PRO TIP: No email to an executive should ever take longer than 30 seconds to digest.  Why do you think people created “executive summaries”.

5) Do some custom research

I mentioned my final, and most popular, section is called “Word on the Street”.  It never takes me longer than 2 hours to complete and it’s the most fun.Image result for research meme

  1. Identify a topic
    -Competitor pricing in a certain market
    -How a certain vertical uses your product
    -A new technology that your readers need to know
  2. Identify an expert
    If you’re looking at how competitors are behaving in a certain market, call the local rep that handles that territory and interview them.  What feedback is he/she hearing from local customers?  Where is your pricing being undercut?  What product/solution/competitor do folks love and hate?

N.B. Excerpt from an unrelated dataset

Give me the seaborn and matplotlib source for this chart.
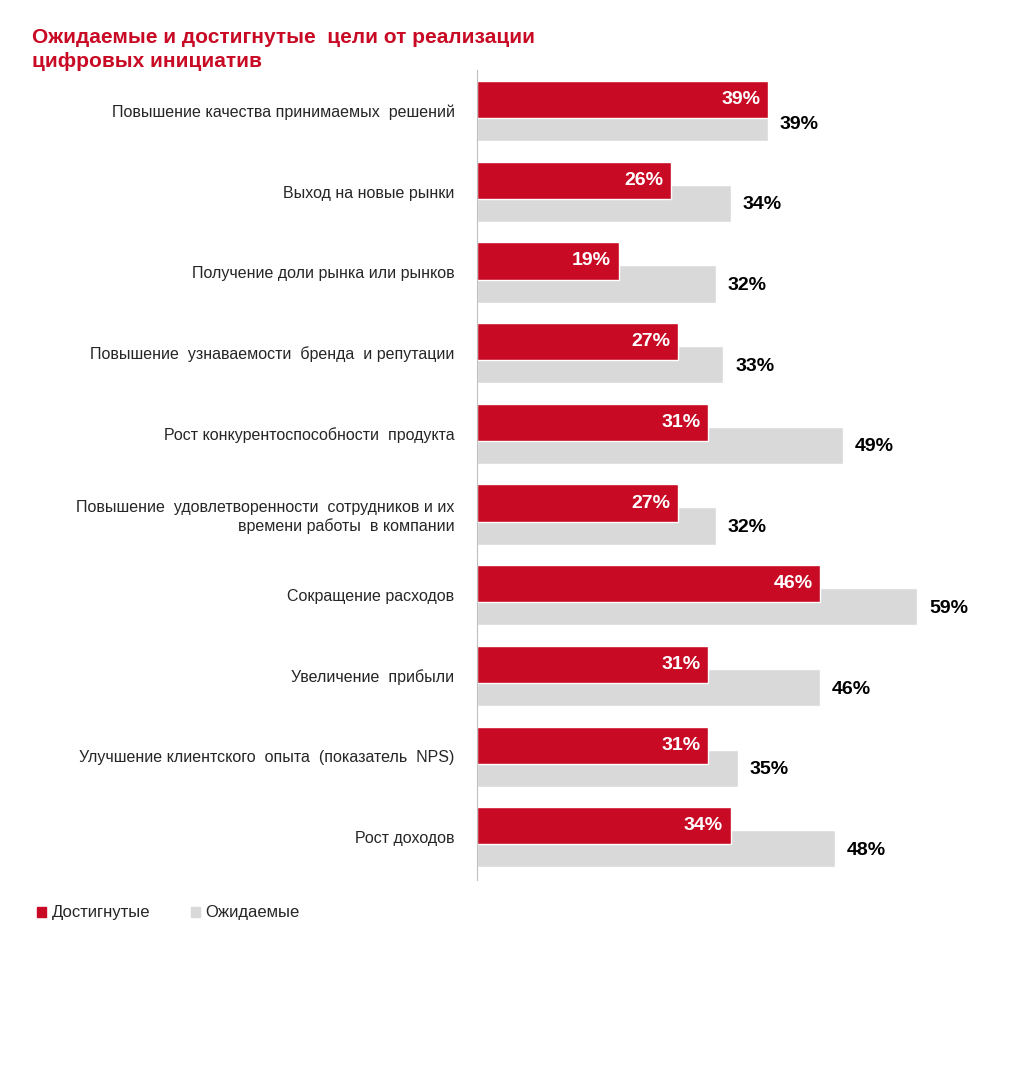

    If you’re looking at a particular vertical, go for academics.  Professors love to talk – it is what they do for a living.  Let them tell you what a vertical needs.  Here’s an example.  I was doing a piece on the video gaming industry one month.  I found that Carnegie Mellon has an entire school dedicated to video game design.  I went to the website, emailed everyone listed and requested a 30 minute interview about the topic I was researching.  Within 2 hours I got 2 replies.  One of them, I later found out, also ran her own video game design company.  She was a wealth of information, was happy to let me pick her expert brain and didn’t charge me a dime.

  3. Write it all down.
    Take everything you just wrote notes on and translate it into something useful for your audience.  Stick it in your report.  Done.

6) Format and Distribute

You’ve collected all this information and interviewed experts.  Now you just have to put in a form that’s pretty and distribute it to your audience in a way they want to receive it.


After a year, what you’ll find is that you actually become the expert on your industry and people will start asking you for your opinion.  That’s when you know you’ve created something valuable.